Meller podał się do dymisji
Minister spraw zagranicznych Stefan Meller złożył rezygnację. Już wcześniej zapowiadał, że opuści rząd po zawiązaniu się koalicji. Meller odejdzie, gdy wręczone zostaną nominacje nowym członkom rządu.
Minister mówił, że jego postawa wobec rządu koalicyjnego z Samoobroną nie jest związana personalnie z Andrzejem Lepperem, ale z postulowanym przez Samoobronę programem.
- Chodzi w tym przypadku o myślenie dotyczące renegocjacji Traktatu Akcesyjnego z Unią Europejskiego, co uważam za wykluczone. Druga sprawa, to póki co wirtualna, ale możliwość majstrowania przy budżecie - wyjaśnił.
Meller powiedział, że z MSZ odejdzie w momencie, gdy wręczone zostaną nominacje nowym członkom rządu, co stanie się zapewne 5 maja - w przyszły piątek. Zaznaczył, że nie wie, czy ta rezygnacja dotarła już do szefa rządu.
Stefan Meller nadal będzie "pilnować" polskiej polityki zagranicznej. - Nie ulega dla mnie wątpliwości, że będzie to (MSZ) w dalszym ciągu miejsce, gdzie powstają niespiesznie, ale dobre pomysły - podkreślił minister.
Jak tłumaczył, "ministerstwo nie jest organizacją feudalną". - To nie jest tak, że odchodzi książę i wszystko się wali - mówił Meller. - Jest to miejsce pracy, w którym mam świetnych zastępców. Ministerstwo ma olbrzymią armię świetnych pracowników, mądrych i doświadczonych osób - zaznaczył.
We wtorek blisko 2 godziny minister rozmawiał z premierem Kazimierzem Marcinkiewiczem. Szef rządu pytany, czy Meller zostanie w rządzie, odpowiedział wówczas: "Wszystko okaże się wtedy, kiedy decyzje będą podejmowane. Każdy jest człowiekiem wolnym, każdy ma możliwość podejmowania decyzji".
Rzecznik rządu Konrad Ciesiołkiewicz komentując fakt złożenia rezygnacji przez ministra spraw zagranicznych podkreślił, że ta decyzja nie jest zaskoczeniem.
- Nie jesteśmy zaskoczeni decyzją ministra Mellera. Pan minister konsultował się z premierem i poinformował o swojej decyzji przed jej ogłoszeniem - oświadczył Ciesiołkiewicz.

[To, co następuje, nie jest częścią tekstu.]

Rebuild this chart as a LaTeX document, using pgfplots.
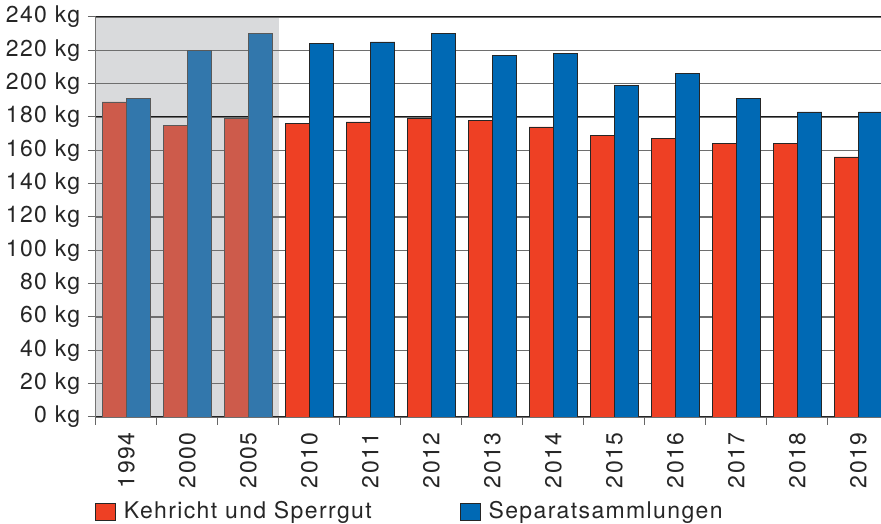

Rzecznik rządu podkreślił, że szef polskiej dyplomacji rozmawiał na ten temat z premierem wielokrotnie w ciągu ostatnich dwóch tygodni. - Zrobił to z pełną kulturą, jaką charakteryzuje się minister Meller - zaznaczył.
- Stefan Meller jest cenionym w rządzie ministrem, ale wielokrotnie już zapowiadał swoje odejście sygnalizując, że resort powinna objąć osoba związana bezpośrednio z reprezentacją polityczną zaplecza rządu - podkreślił rzecznik.
- Być może to słuszna sugestia. Człowiek jest istotą wolną a premier nie zamierza ograniczać wolności ludzi. W związku z tym decyzję przyjmujemy z szacunkiem - oświadczył.
Wśród prawdopodobnych kandydatów na następcę Mellera, media wymieniały w ostatnich tygodniach nazwiska wiceminister spraw zagranicznych Anny Fotygi, uważanej za zaufaną osobę prezydenta Lecha Kaczyńskiego, szefa sejmowej Komisji Spraw Zagranicznych Pawła Zalewskiego oraz obecnego ministra obrony Radka Sikorskiego.